No jak to jak mają zrobić nawiązania? Nawiązania to nie jedst tylko coś takiego - "Pamiętasz jak to było pod Minas Tirith?" To też subtelne zapowiedzi wydarzeń, poszerzenie wątków z WP, dodanie rzeczy bardziej wyjaśniających WP.
Na pewno głównym wątkiem będzie ten z Hobbita - o to możesz być spokojny, będą na pewno też rozbudowane dodatkowe.

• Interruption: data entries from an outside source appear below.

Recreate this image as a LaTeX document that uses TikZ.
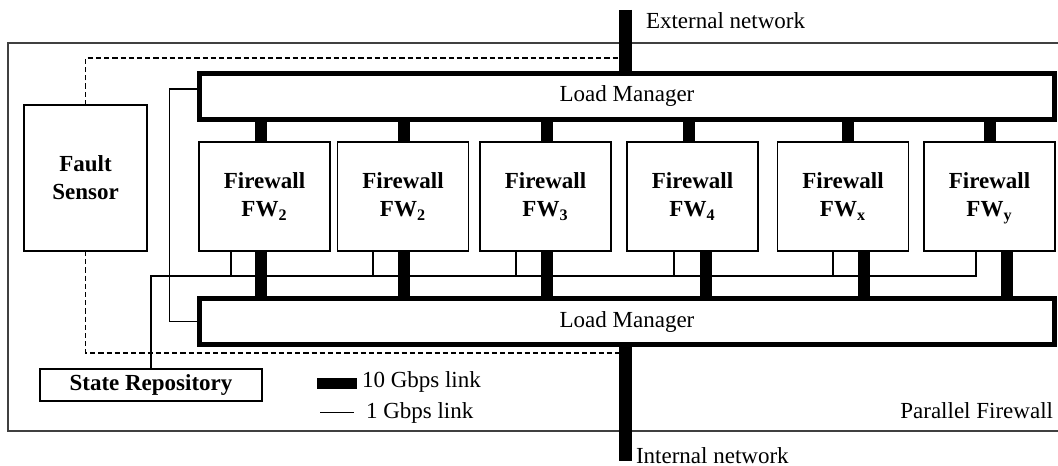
\documentclass[tikz,border=0pt]{standalone}
\usepackage{fontspec}
\setmainfont{Liberation Serif}
\usetikzlibrary{positioning,calc}

\begin{document}
\begin{tikzpicture}[x=0.5pt,y=-0.5pt,
	every node/.style={outer sep=0pt,inner sep=0pt,font=\fontsize{11.5}{14}\selectfont},
	box/.style={draw=black,line width=0.85pt,fill=white,align=center,font=\fontsize{11.5}{14}\selectfont\bfseries},
	fwbox/.style={box,minimum width=65.5pt,minimum height=54.5pt},
	lmbox/.style={draw=black,line width=2.5pt,fill=white,minimum width=427.5pt,minimum height=23pt},
	tenG/.style={line width=6.2pt},
	oneG/.style={line width=0.9pt},
	sensorlink/.style={line width=0.9pt,dash pattern=on 2.6pt off 1.5pt},
	frame/.style={draw=black!75,line width=0.9pt}]

		\useasboundingbox (0,0) rectangle (1058,465);

		%parallel firewall frame
		\draw[frame] (1060,43) -- (8,43) -- (8,431) -- (1060,431);
		\node[anchor=base east] (pf) at (1053,418) {Parallel Firewall};

		%network end points
		\coordinate (ext) at (625.5,10);
		\coordinate (int) at (625.5,461);
		\coordinate (dtop) at (625.5,58);
		\coordinate (dbot) at (625.5,353);
		\coordinate (busL) at (151,276);
		\coordinate (busR) at (976,276);

		%load managers
		\node[lmbox] (lmtop) at (627,96.5) {Load Manager};
		\node[lmbox] (lmbot) at (627,321.5) {Load Manager};

		%firewalls
		\node[fwbox] (fw1) at (264.5,196.5) {Firewall\\FW\textsubscript{2}};
		\node[fwbox] (fw2) at (403,196.5) {Firewall\\FW\textsubscript{2}};
		\node[fwbox] (fw3) at (545.5,196.5) {Firewall\\FW\textsubscript{3}};
		\node[fwbox] (fw4) at (692.5,196.5) {Firewall\\FW\textsubscript{4}};
		\node[fwbox] (fwx) at (843,196.5) {Firewall\\FW\textsubscript{x}};
		\node[fwbox] (fwy) at (989.5,196.5) {Firewall\\FW\textsubscript{\smash{y}}};

		%sensor and repository
		\node[box,minimum width=61.5pt,minimum height=73pt] (fs) at (85.5,178) {Fault\\Sensor};
		\node[box,minimum width=111pt,minimum height=16pt] (sr) at (151,385) {State Repository};

		%sensor links
		\draw[sensorlink] (fs.north) |- (dtop);
		\draw[sensorlink] (fs.south) |- (dbot);

		%1 Gbps links
		\draw[oneG] ($(lmtop.west)+(0,-7.5)$) -- ++(-30,0) |- (lmbot.west);
		\draw[oneG] ($(fwy.south)+(-13.5,0)$) -- (busR) -- (busL) -- (sr.north);
		\draw[oneG] ($(fw1.south)+(-33.5,0)$) coordinate (t1) -- (t1 |- busL);
		\draw[oneG] ($(fw2.south)+(-30,0)$) coordinate (t2) -- (t2 |- busL);
		\draw[oneG] ($(fw3.south)+(-29.5,0)$) coordinate (t3) -- (t3 |- busL);
		\draw[oneG] ($(fw4.south)+(-18.5,0)$) coordinate (t4) -- (t4 |- busL);
		\draw[oneG] ($(fwx.south)+(-10,0)$) coordinate (t5) -- (t5 |- busL);

		%10 Gbps links, top
		\draw[tenG] (ext) -- (ext |- lmtop.north);
		\draw[tenG] ($(fw1.north)+(-3.5,0)$) coordinate (a1) -- (a1 |- lmtop.south);
		\draw[tenG] ($(fw2.north)+(1,0)$) coordinate (a2) -- (a2 |- lmtop.south);
		\draw[tenG] ($(fw3.north)+(1.5,0)$) coordinate (a3) -- (a3 |- lmtop.south);
		\draw[tenG] ($(fw4.north)+(-3.5,0)$) coordinate (a4) -- (a4 |- lmtop.south);
		\draw[tenG] ($(fwx.north)+(5,0)$) coordinate (a5) -- (a5 |- lmtop.south);
		\draw[tenG] ($(fwy.north)+(0.5,0)$) coordinate (a6) -- (a6 |- lmtop.south);

		%10 Gbps links, bottom
		\draw[tenG] ($(fw1.south)+(-3.5,0)$) coordinate (b1) -- (b1 |- lmbot.north);
		\draw[tenG] ($(fw2.south)+(1,0)$) coordinate (b2) -- (b2 |- lmbot.north);
		\draw[tenG] ($(fw3.south)+(1.5,0)$) coordinate (b3) -- (b3 |- lmbot.north);
		\draw[tenG] ($(fw4.south)+(13.5,0)$) coordinate (b4) -- (b4 |- lmbot.north);
		\draw[tenG] ($(fwx.south)+(21,0)$) coordinate (b5) -- (b5 |- lmbot.north);
		\draw[tenG] ($(fwy.south)+(17.5,0)$) coordinate (b6) -- (b6 |- lmbot.north);
		\draw[tenG] (lmbot.south -| int) -- (int);

		%network labels
		\node[anchor=base west] (extlbl) at (646,29) {External network};
		\node[anchor=base west] (intlbl) at (636,463) {Internal network};

		%legend
		\node[anchor=base west] (l10) at (362,387) {10 Gbps link};
		\node[anchor=base west] (l1) at (366,418) {1 Gbps link};
		\draw[tenG,line width=5.5pt] ($(l10.west)+(-45,2)$) -- ($(l10.west)+(-5,2)$);
		\draw[oneG] ($(l1.west)+(-46,0)$) -- ($(l1.west)+(-12,0)$);

\end{tikzpicture}
\end{document}
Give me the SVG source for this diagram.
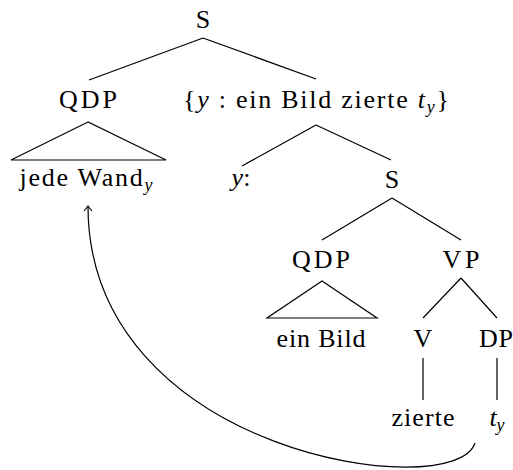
<svg xmlns="http://www.w3.org/2000/svg" width="513" height="470" viewBox="0 0 513 470">
<style>
text{font-size:26px;fill:#000;text-anchor:middle}
.it{font-style:italic}
.sub{font-style:italic;font-size:18px}
.e{stroke:#000;stroke-width:1.2;fill:none}
</style>
<defs>
<marker id="arr" markerUnits="userSpaceOnUse" markerWidth="14" markerHeight="14" refX="0" refY="0" viewBox="-7 -7 14 14" orient="auto" overflow="visible">
<path d="M -5 -4 Q -1.5 -1 0 0 Q -1.5 1 -5 4" fill="none" stroke="#000" stroke-width="1.1"/>
</marker>
</defs>
<rect width="513" height="470" fill="#fff"/>
<g id="connectors">
<path class="e" d="M203 38 L89 80 M203 38 L316 79"/>
<path class="e" d="M88 122 L11 160 L166 160 Z"/>
<path class="e" d="M316 125 L242 166 M316 125 L391 160"/>
<path class="e" d="M392 198 L322 240 M392 198 L461 240"/>
<path class="e" d="M322 281 L267 318 L377 318 Z"/>
<path class="e" d="M461 278 L423 318 M461 278 L497 318"/>
<path class="e" d="M423 358 L423 400 M497 358 L497 400"/>
<path id="move" class="e" d="M475 443 C455 505, 88 455, 88 206" marker-end="url(#arr)"/>
</g>
<g id="n-S"><text x="203" y="28" style="font-family:Georgia,'Times New Roman',serif">S</text></g>
<g id="n-QDP1"><text x="88" y="108" textLength="58" lengthAdjust="spacing" style="font-family:Georgia,'Times New Roman',serif">QDP</text></g>
<g id="n-set"><text x="316" y="108" textLength="266" lengthAdjust="spacing" style="font-family:Georgia,'Times New Roman',serif">{<tspan class="it">y</tspan> : ein Bild zierte <tspan class="it">t</tspan><tspan class="sub" dy="5">y</tspan><tspan dy="-5">}</tspan></text></g>
<g id="n-jede"><text x="86" y="186" textLength="133" lengthAdjust="spacing" style="font-family:Georgia,'Times New Roman',serif">jede Wand<tspan class="sub" dy="5">y</tspan></text></g>
<g id="n-y"><text x="241" y="186" style="font-family:Georgia,'Times New Roman',serif"><tspan class="it">y</tspan>:</text></g>
<g id="n-S2"><text x="392" y="188" style="font-family:Georgia,'Times New Roman',serif">S</text></g>
<g id="n-QDP2"><text x="321" y="268" textLength="58" lengthAdjust="spacing" style="font-family:Georgia,'Times New Roman',serif">QDP</text></g>
<g id="n-VP"><text x="461" y="268" textLength="37" lengthAdjust="spacing" style="font-family:Georgia,'Times New Roman',serif">VP</text></g>
<g id="n-einBild"><text x="321" y="347" textLength="89" lengthAdjust="spacing" style="font-family:Georgia,'Times New Roman',serif">ein Bild</text></g>
<g id="n-V"><text x="423" y="347" style="font-family:Georgia,'Times New Roman',serif">V</text></g>
<g id="n-DP"><text x="496" y="347" textLength="34" lengthAdjust="spacing" style="font-family:Georgia,'Times New Roman',serif">DP</text></g>
<g id="n-zierte"><text x="423" y="426" textLength="63" lengthAdjust="spacing" style="font-family:Georgia,'Times New Roman',serif">zierte</text></g>
<g id="n-ty"><text x="497" y="426" style="font-family:Georgia,'Times New Roman',serif"><tspan class="it">t</tspan><tspan class="sub" dy="5">y</tspan></text></g>
</svg>
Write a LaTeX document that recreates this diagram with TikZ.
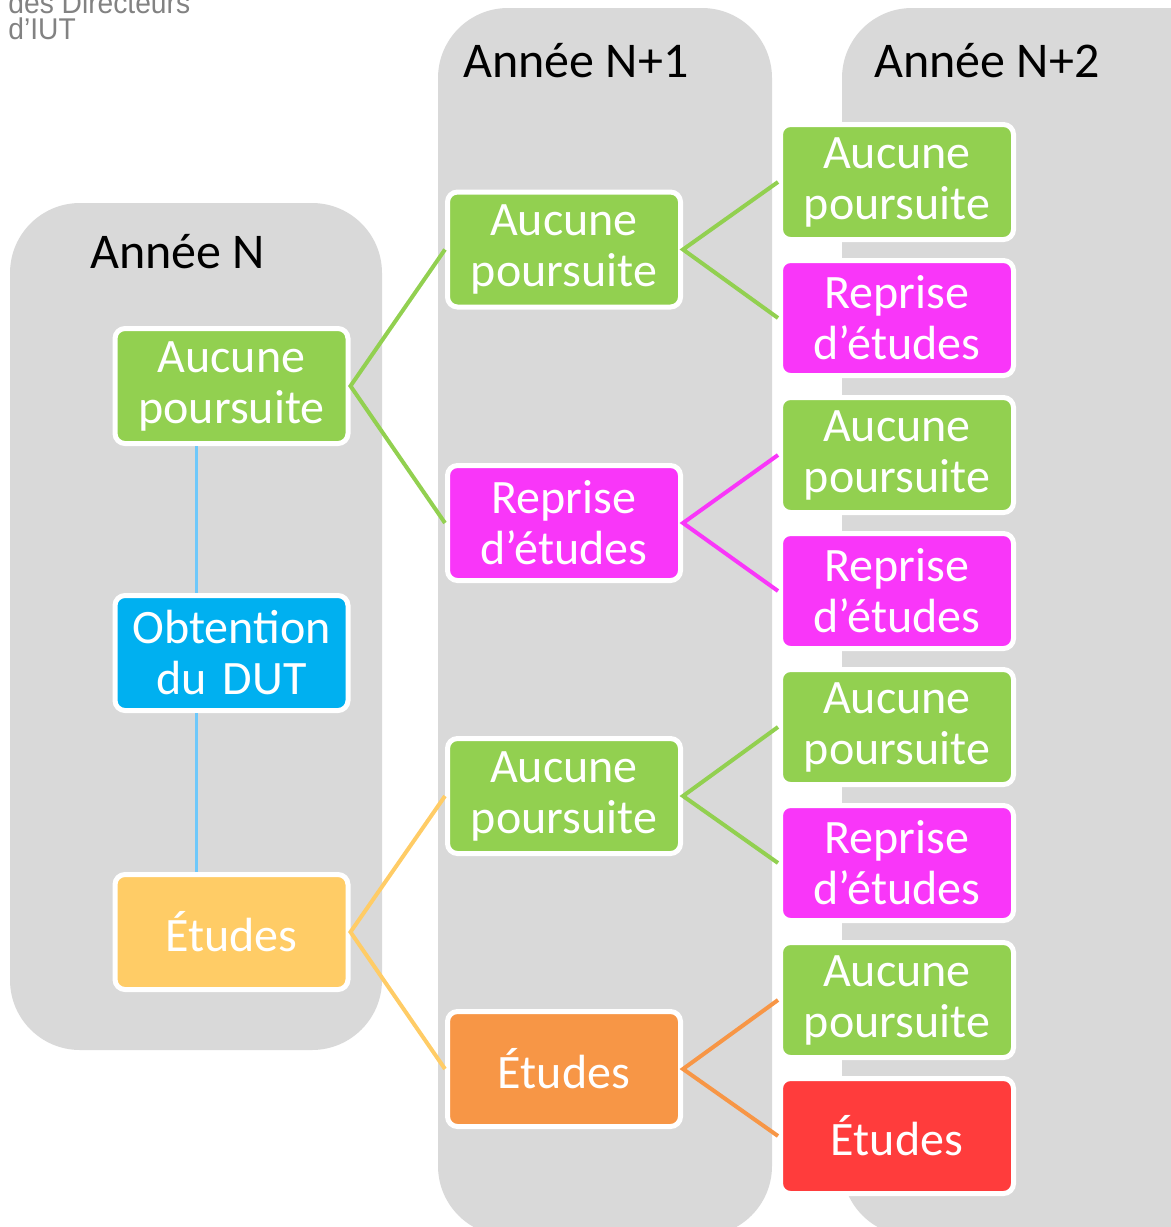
\documentclass[tikz,border=0pt]{standalone}
\usepackage{fontspec}
\setmainfont{Carlito}
\newfontfamily\logofont[FakeStretch=0.94]{Liberation Sans}

\definecolor{gris}{RGB}{217,217,217}
\definecolor{grislogo}{RGB}{130,130,130}
\definecolor{cvert}{RGB}{146,208,80}
\definecolor{crose}{RGB}{249,54,249}
\definecolor{cbleu}{RGB}{0,176,240}
\definecolor{bleuclair}{RGB}{110,200,250}
\definecolor{cjaune}{RGB}{255,204,102}
\definecolor{corange}{RGB}{247,150,70}
\definecolor{crouge}{RGB}{255,60,60}

\tikzset{
  panneau/.style={fill=gris, rounded corners=35pt},
  boite/.style={draw=white, line width=2.5pt, rounded corners=5pt,
    minimum width=116.5pt, minimum height=57.5pt, text width=110pt,
    align=center, text=white, inner sep=0pt,
    font=\fontsize{24}{25.5}\selectfont},
  titre/.style={anchor=base west, inner sep=0pt,
    font=\fontsize{25}{30}\selectfont},
  logo/.style={anchor=base west, inner sep=0pt, text=grislogo,
    font=\logofont\fontsize{15}{13}\selectfont},
  lien/.style={line width=2pt},
}

\begin{document}
\begin{tikzpicture}[x=0.5pt, y=-0.5pt]
    \useasboundingbox (0,0) rectangle (1171,1227);
    \clip (0,0) rectangle (1171,1227);

    % Panneaux gris
    \fill[panneau] (10,203) rectangle (382,1050);
    \fill[panneau] (438,8) rectangle (772,1236);
    \fill[panneau] (842,8) rectangle (1240,1236);

    % Titres
    \node[titre] (tN)  at (90,268) {Année N};
    \node[titre] (tN1) at (463,77) {Année N+1};
    \node[titre] (tN2) at (874,77) {Année N+2};

    % Logo coupé
    \node[logo] (logo1) at (8,13) {des Directeurs};
    \node[logo] (logo2) at (8,39) {d’IUT};

    % Colonne N
    \node[boite, fill=cvert]  (a1) at (231.5,386) {Aucune poursuite};
    \node[boite, fill=cbleu]  (a2) at (231.5,653) {Obtention du DUT};
    \node[boite, fill=cjaune] (a3) at (231.5,932) {Études};

    % Colonne N+1
    \node[boite, fill=cvert]   (b1) at (564,249.5) {Aucune poursuite};
    \node[boite, fill=crose]   (b2) at (564,523)   {Reprise d’études};
    \node[boite, fill=cvert]   (b3) at (564,796)   {Aucune poursuite};
    \node[boite, fill=corange] (b4) at (564,1069)  {Études};

    % Colonne N+2
    \foreach \i/\y in {1/182, 3/455, 5/727, 7/1000}
        \node[boite, fill=cvert] (c\i) at (897,\y) {Aucune poursuite};
    \foreach \i/\y in {2/318, 4/591, 6/863}
        \node[boite, fill=crose] (c\i) at (897,\y) {Reprise d’études};
    \node[boite, fill=crouge] (c8) at (897,1136) {Études};

    % Liens
    \draw[lien, bleuclair, line width=1.5pt]
        ([xshift=-17.75pt]a1.south) -- ([xshift=-17.75pt]a2.north)
        ([xshift=-17.75pt]a2.south) -- ([xshift=-17.75pt]a3.north);
    \draw[lien, cvert]  (b1.west) -- (a1.east) -- (b2.west);
    \draw[lien, cjaune] (b3.west) -- (a3.east) -- (b4.west);
    \foreach \p/\u/\v/\c in {b1/c1/c2/cvert, b2/c3/c4/crose, b3/c5/c6/cvert, b4/c7/c8/corange}
        \draw[lien, \c] (\u.west) -- (\p.east) -- (\v.west);
\end{tikzpicture}
\end{document}
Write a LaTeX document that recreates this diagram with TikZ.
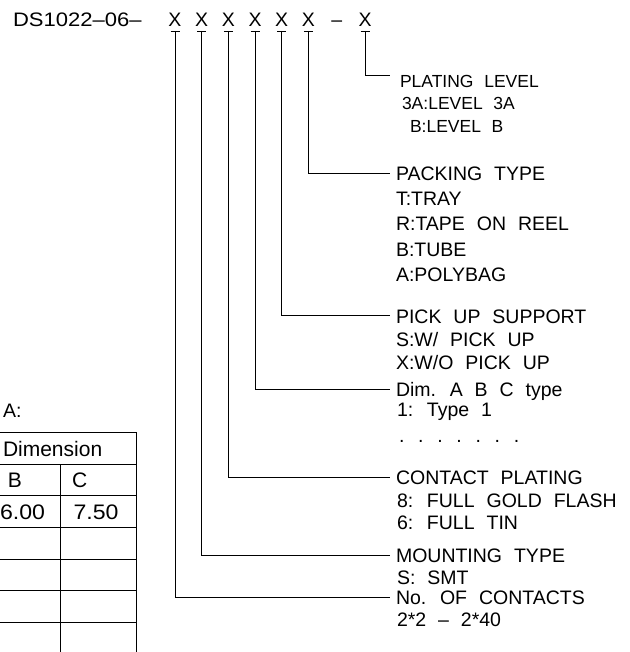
\documentclass[tikz,border=0pt]{standalone}
\usepackage{fontspec}
\setmainfont{Liberation Sans}[WordSpace=2.2]
\begin{document}
\begin{tikzpicture}[x=1pt,y=-1pt,
  every node/.style={inner sep=0pt, outer sep=0pt, font=\fontsize{19.5}{22}\selectfont},
  lbl/.style={anchor=base west},
  small/.style={font=\fontsize{17.5}{20}\selectfont},
  tfont/.style={font=\fontsize{21}{24}\selectfont},
  xch/.style={anchor=base},
  conn/.style={line width=0.9pt},
  tbl/.style={line width=0.9pt}]
\useasboundingbox (0,0) rectangle (629,652);

% code line
\node[lbl] (code) at (13,27) {\scalebox{1.13}[1]{DS1022–06–}};
\node[xch] (x1) at (175,27) {X};
\node[xch] (x2) at (201.7,27) {X};
\node[xch] (x3) at (228.3,27) {X};
\node[xch] (x4) at (255,27) {X};
\node[xch] (x5) at (281.7,27) {X};
\node[xch] (x6) at (308.3,27) {X};
\node[xch] (dsh) at (336.7,27) {–};
\node[xch] (x7) at (365,27) {X};

% underline start points
\foreach \i/\xx in {1/175,2/201.7,3/228.3,4/255,5/281.7,6/308.3,7/365}{
  \coordinate (u\i) at (\xx,31);
  \draw[conn] ([xshift=-4.5pt]u\i) -- ([xshift=4.5pt]u\i);
}

% line ends
\coordinate (e7) at (390,75);
\coordinate (e6) at (390,173);
\coordinate (e5) at (390,315);
\coordinate (e4) at (390,389);
\coordinate (e3) at (390,477);
\coordinate (e2) at (390,555);
\coordinate (e1) at (390,597);

\foreach \i in {1,...,7}{ \draw[conn] (u\i) |- (e\i); }

% right labels
\node[lbl,small] (pl)  at (400,88)  {PLATING LEVEL};
\node[lbl,small] (pl1) at (402,110) {3A:LEVEL 3A};
\node[lbl,small] (pl2) at (410,133) {B:LEVEL B};

\node[lbl] (pk)  at (396,181) {PACKING TYPE};
\node[lbl] (pk1) at (396,205) {T:TRAY};
\node[lbl] (pk2) at (396,230) {R:TAPE ON REEL};
\node[lbl] (pk3) at (396,256) {B:TUBE};
\node[lbl] (pk4) at (396,281) {A:POLYBAG};

\node[lbl] (pu)  at (396,323) {PICK UP SUPPORT};
\node[lbl] (pu1) at (396,346) {S:W/ PICK UP};
\node[lbl] (pu2) at (396,369) {X:W/O PICK UP};

\node[lbl] (dm)  at (396,396) {Dim. A B C type};
\node[lbl] (dm1) at (397,416) {1: Type 1};
\node[lbl] (dm2) at (399,442) {. . . . . . .};

\node[lbl] (cp)  at (396,484) {CONTACT PLATING};
\node[lbl] (cp1) at (397,507) {8: FULL GOLD FLASH};
\node[lbl] (cp2) at (397,529) {6: FULL TIN};

\node[lbl] (mt)  at (396,562) {MOUNTING TYPE};
\node[lbl] (mt1) at (397,584) {S: SMT};

\node[lbl] (nc)  at (396,604) {No. OF CONTACTS};
\node[lbl] (nc1) at (397,626) {2*2 – 2*40};

% table
\node[lbl] (ta) at (3,417) {A:};
\draw[tbl] (0,432.7) -- (136,432.7) -- (136,652);
\draw[tbl] (60,464) -- (60,652);
\foreach \yy in {464,495.7,527.7,559.3,590.7,622.7}{ \draw[tbl] (0,\yy) -- (136,\yy); }
\node[lbl,tfont] (hd) at (3,456) {Dimension};
\node[xch,tfont] (hb) at (15,487) {B};
\node[lbl,tfont] (hc) at (72,487) {C};
\node[lbl,tfont] (v1) at (0,519) {\scalebox{1.1}[1]{6.00}};
\node[xch,tfont] (v2) at (96,519) {\scalebox{1.1}[1]{7.50}};
\end{tikzpicture}
\end{document}
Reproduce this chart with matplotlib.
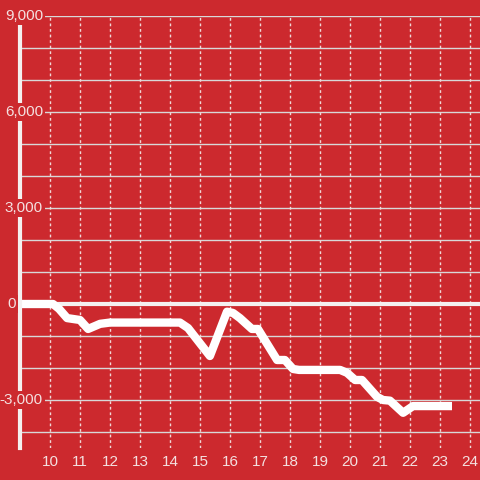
import matplotlib.pyplot as plt
from matplotlib.transforms import blended_transform_factory

plt.rcParams['font.family'] = ['Liberation Sans', 'DejaVu Sans']

# data
x = [9.0, 10.1, 10.3, 10.57, 11.0, 11.27, 11.67, 12.0, 14.33, 14.6, 15.33, 15.9,
     16.1, 16.33, 16.73, 16.93, 17.57, 17.83, 18.1, 18.3, 19.67, 19.9, 20.17, 20.4,
     20.9, 21.1, 21.33, 21.77, 22.1, 23.4]
y = [0, 0, -150, -440, -500, -780, -620, -580, -580, -750, -1625, -240,
     -280, -440, -780, -780, -1750, -1750, -2030, -2060, -2060, -2150, -2375, -2375,
     -2900, -3000, -3020, -3400, -3190, -3190]

y_labels = [9000, 6000, 3000, 0, -3000]
x_ticks = list(range(10, 25))

bg = '#cc292e'
fig = plt.figure(figsize=(4.8, 4.8), dpi=100, facecolor=bg)
ax = fig.add_axes([20 / 480, 32 / 480, 460 / 480, 432 / 480])
ax.set_facecolor(bg)
ax.set_xlim(9, 24.333)
ax.set_ylim(-4500, 9000)

# horizontal grid lines every 1000
for v in range(-4000, 9001, 1000):
    ax.axhline(v, color='#d8d8d8', lw=1, zorder=1)
# vertical dashed grid lines
for t in x_ticks:
    ax.axvline(t, color='#f0d8d8', lw=1, ls=(0, (2, 2)), zorder=1)

ax.axhline(0, color='#f4f0f0', lw=3, zorder=2)

ax.plot(x, y, color='white', lw=6, solid_joinstyle='round', solid_capstyle='butt', zorder=3)

for s in ['top', 'right', 'bottom']:
    ax.spines[s].set_visible(False)
ax.spines['left'].set_color('#f4f0f0')
ax.spines['left'].set_linewidth(3)
ax.spines['left'].set_zorder(4)

ax.set_yticks([])
ax.set_xticks(x_ticks)
ax.set_xticklabels([str(t) for t in x_ticks], color='#f4e0e0', fontsize=11)
ax.tick_params(axis='x', length=0, pad=5)

trans = blended_transform_factory(fig.transFigure, ax.transData)
for v in y_labels:
    right = 16 if v == 0 else 43
    ax.text(right / 480, v, f'{v:,}', transform=trans, ha='right', va='center',
            color='#f4e0e0', fontsize=11, zorder=5, clip_on=False,
            bbox=dict(facecolor=bg, edgecolor='none', pad=1.5))

fig.savefig('out.png', dpi=100, facecolor=bg)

Dlaczego twierdzicie że jest trollem ? :O Ma swoje zdanie i poparł je stosownymi argumentami! jak z książki co ma 320 stron zrobić 3 filmy? Rozumiem że Władca pierścieni bo to były 3 osobne tomy i te książki były bardzo obszerne! Ale Hobbit nadaje się na jeden świetny film ale nie na trzy!! Rozumując twórców filmu to poco zarobić RAZ i zrobić fenomenalny film jak można zarobić TRZY razy. Nawet Jackson nie potrafił sensownie odpowiedzieć dlaczego będą 3 części, a jak nie wiadomo o co chodzi to chodzi o pieniądze. Pożyjemy zobaczymy co z tego wszystkiego wyjdzie..
Trzecia odsłona miała bazować na jakichś szkicach i wstępnym zarysie dziejów po wydarzeniach z 'Hobbita' Tolkiena.
Dla mnie te filmy są nudne i przymulające i jakoś nie widzę sensu czemu miałbym się z tego spowiadać skoro z mojej ulubionej serii Piratów też się szydzi niekiedy i wtedy jest niby ok.
Jeżeli wykorzystają materiał z innych źródeł / WP, listy, przypisy, itp. / i rozbudują wątki o których w " Hobbicie " się tylko wspomina, to trzy części będą uzasadnione.
# 3 filmy:
Warner Bros najpierw temu zaprzeczyło, a po naciskach Jacksona (który najpierw Hobbita nie chciał kręcić w ogóle, a potem jak się rozkręcił, to nie chciał przestać i zaczął rozpowiadać, że chce zrobić jeszcze jeden) zaakceptowali 3 filmy. Oczywiście tak to wyglądało medialnie (i być może było to spreparowane), a jaka jest prawda, to się nie dowiemy.
# 3D:
Jackson miał ochotę już Władcę Pierścieni kręcić w 3D (zrobił nawet wtedy serię zdjęć w 3D), ale nie miało to sensu bo wtedy 3D było tylko w IMAX, a kamery do niego były wielkie i nieporęczne. Zresztą wtedy wytwórnie tego nie chciały. Czasy się zmieniły, na 3D można trzepać kasę, więc WB jest pewnie bardzo zadowolone z tego, że Jackson sam chce skorzystać z takiego formatu.
Nie jest to jednak wymuszone komercyjnie, jak to bardzo często bywa ostatnio, w szczególności z konwersjami.